> _REQUIRED TASK_
Retype the data exactly, from its first line to the line containing "import plotly.graph_objects as go", including both, and skip any picture.

►

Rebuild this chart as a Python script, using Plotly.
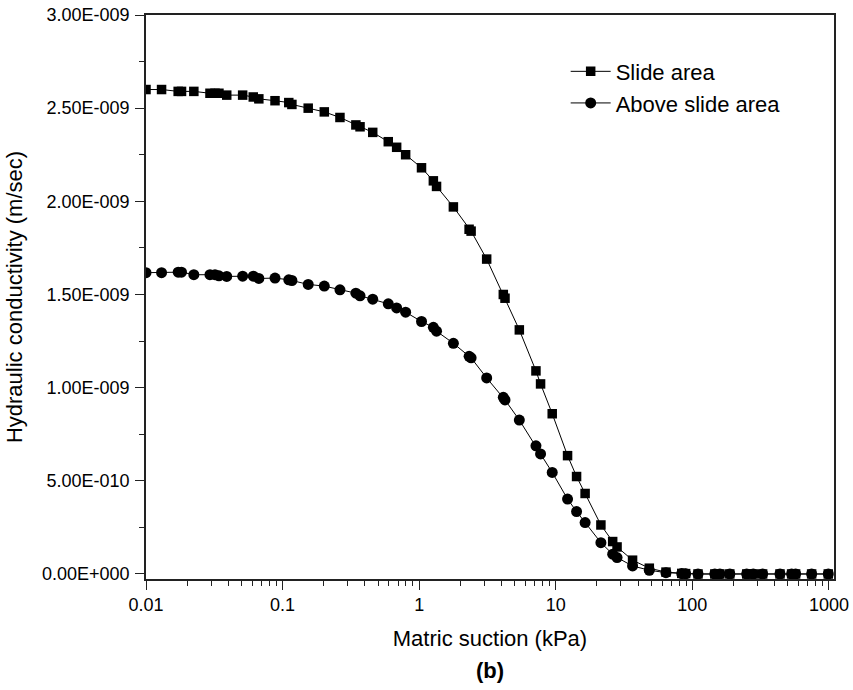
import plotly.graph_objects as go

suction_kpa = [0.01, 0.013, 0.0172, 0.0182, 0.0224, 0.0294, 0.032, 0.0342, 0.039, 0.051,
               0.061, 0.067, 0.088, 0.111, 0.117, 0.154, 0.202, 0.263, 0.344, 0.369,
               0.457, 0.594, 0.684, 0.796, 1.04, 1.27, 1.34, 1.78, 2.32, 2.40,
               3.12, 4.13, 4.25, 5.41, 7.16, 7.74, 9.42, 12.2, 14.2, 16.4,
               21.4, 26.1, 28.1, 36.5, 48.4, 64.1, 83.6, 89.3, 110, 146,
               159, 188, 250, 279, 327, 438, 533, 570, 747, 989]

slide_area_e9 = [2.60, 2.60, 2.59, 2.59, 2.59, 2.58, 2.58, 2.58, 2.57, 2.57,
                 2.56, 2.55, 2.54, 2.53, 2.52, 2.50, 2.48, 2.45, 2.41, 2.40,
                 2.37, 2.32, 2.29, 2.25, 2.18, 2.11, 2.08, 1.97, 1.85, 1.84,
                 1.69, 1.50, 1.48, 1.31, 1.09, 1.02, 0.86, 0.635, 0.523, 0.432,
                 0.263, 0.174, 0.145, 0.074, 0.031, 0.010, 0.003, 0.002, 0.0, 0.0,
                 0.0, 0.0, 0.0, 0.0, 0.0, 0.0, 0.0, 0.0, 0.0, 0.0]

above_slide_e9 = [1.617, 1.617, 1.62, 1.62, 1.606, 1.606, 1.606, 1.600, 1.597, 1.598,
                  1.598, 1.586, 1.588, 1.579, 1.575, 1.554, 1.545, 1.525, 1.507, 1.493,
                  1.475, 1.45, 1.428, 1.405, 1.355, 1.324, 1.303, 1.238, 1.168, 1.160,
                  1.052, 0.948, 0.934, 0.826, 0.688, 0.644, 0.545, 0.402, 0.335, 0.276,
                  0.168, 0.106, 0.088, 0.043, 0.020, 0.007, 0.002, 0.001, 0.0, 0.0,
                  0.0, 0.0, 0.0, 0.0, 0.0, 0.0, 0.0, 0.0, 0.0, 0.0]

x_tickvals = [0.01, 0.1, 1, 10, 100, 1000]
x_ticktext = ["0.01", "0.1", "1", "10", "100", "1000"]
y_tickvals = [0, 0.5e-9, 1.0e-9, 1.5e-9, 2.0e-9, 2.5e-9, 3.0e-9]
y_ticktext = ["0.00E+000", "5.00E-010", "1.00E-009", "1.50E-009",
              "2.00E-009", "2.50E-009", "3.00E-009"]

FONT = "Liberation Sans"

fig = go.Figure()
fig.add_trace(go.Scatter(
    x=suction_kpa, y=[v * 1e-9 for v in slide_area_e9], name="Slide area",
    mode="lines+markers", line=dict(color="black", width=1),
    marker=dict(symbol="square", size=9.5, color="black")))
fig.add_trace(go.Scatter(
    x=suction_kpa, y=[v * 1e-9 for v in above_slide_e9], name="Above slide area",
    mode="lines+markers", line=dict(color="black", width=1),
    marker=dict(symbol="circle", size=11, color="black")))

fig.update_layout(
    template="none",
    width=853, height=690,
    margin=dict(l=146, r=19, t=15, b=111, autoexpand=False),
    paper_bgcolor="white", plot_bgcolor="white",
    font=dict(family=FONT, color="black", size=18),
    showlegend=True,
    legend=dict(x=0.61, y=0.937, xanchor="left", yanchor="top",
                font=dict(size=22, family=FONT), bgcolor="rgba(0,0,0,0)",
                tracegroupgap=0, itemwidth=40),
    annotations=[dict(text="<b>(b)</b>", x=0.5, y=-0.1625, xref="paper", yref="paper",
                      xanchor="center", yanchor="middle", showarrow=False,
                      font=dict(size=22, family=FONT, color="black"))],
)

fig.update_xaxes(
    type="log", range=[-2, 3.037], automargin=False,
    tickmode="array", tickvals=x_tickvals, ticktext=x_ticktext,
    ticks="outside", ticklen=9, tickwidth=1.3, tickcolor="#222",
    tickfont=dict(size=18, family=FONT, color="black"),
    ticklabeloverflow="allow",
    minor=dict(ticks="outside", ticklen=5, tickwidth=1, tickcolor="#222", dtick="D1", showgrid=False),
    showline=True, linecolor="#222", linewidth=1.5, mirror=True,
    showgrid=False, zeroline=False,
    title=dict(text="Matric suction (kPa)", font=dict(size=22), standoff=16),
)
fig.update_yaxes(
    range=[-0.027e-9, 3.0e-9], automargin=False,
    tickmode="array", tickvals=y_tickvals, ticktext=y_ticktext,
    ticks="outside", ticklen=9, tickwidth=1.3, tickcolor="#222",
    tickfont=dict(size=18, family=FONT, color="black"),
    ticklabeloverflow="allow", ticklabelstandoff=2,
    minor=dict(ticks="outside", ticklen=5, tickwidth=1, tickcolor="#222", dtick=0.25e-9, showgrid=False),
    showline=True, linecolor="#222", linewidth=1.5, mirror=True,
    showgrid=False, zeroline=False,
    title=dict(text="Hydraulic conductivity (m/sec)", font=dict(size=22), standoff=13),
)

fig.write_html("out.html", config={"displayModeBar": False},
               post_script="document.body.style.margin='0';document.body.style.overflow='hidden';")
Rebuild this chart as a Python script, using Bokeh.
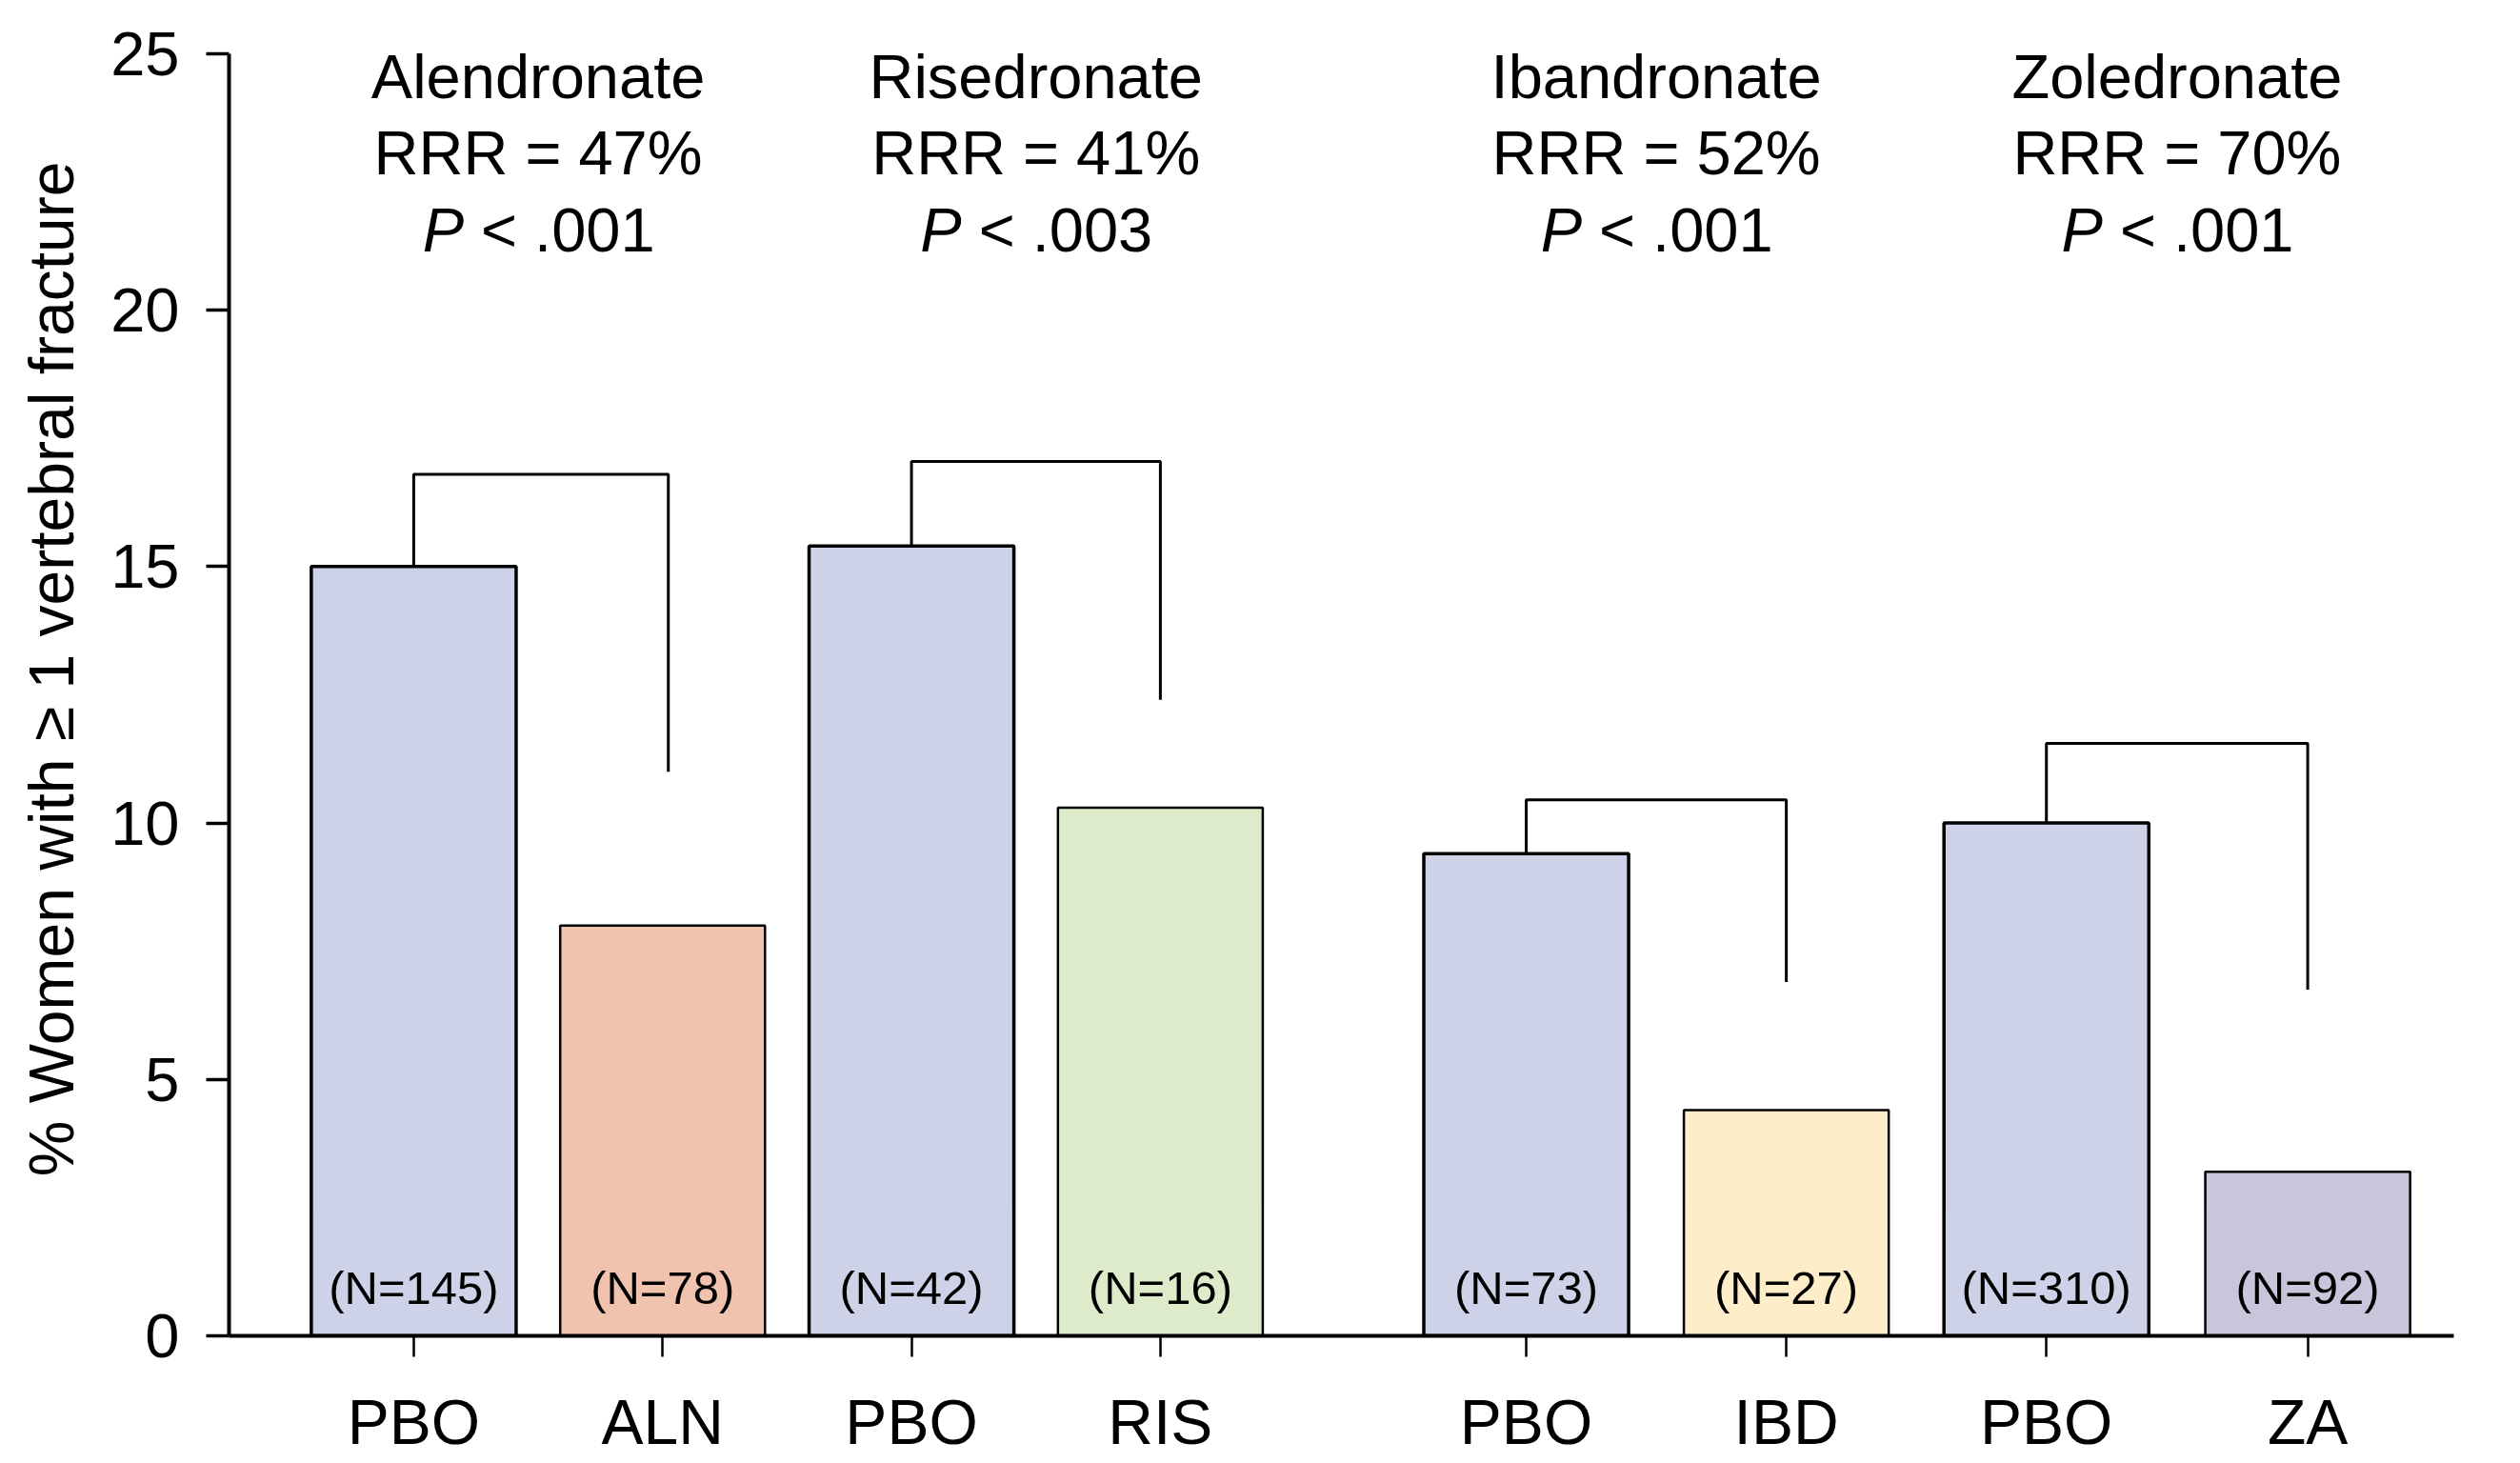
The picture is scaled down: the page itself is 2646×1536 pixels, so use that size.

◄

> _EXERCISE OUTPUT_
Rebuild this chart as a Python script, using Plotly.
import plotly.graph_objects as go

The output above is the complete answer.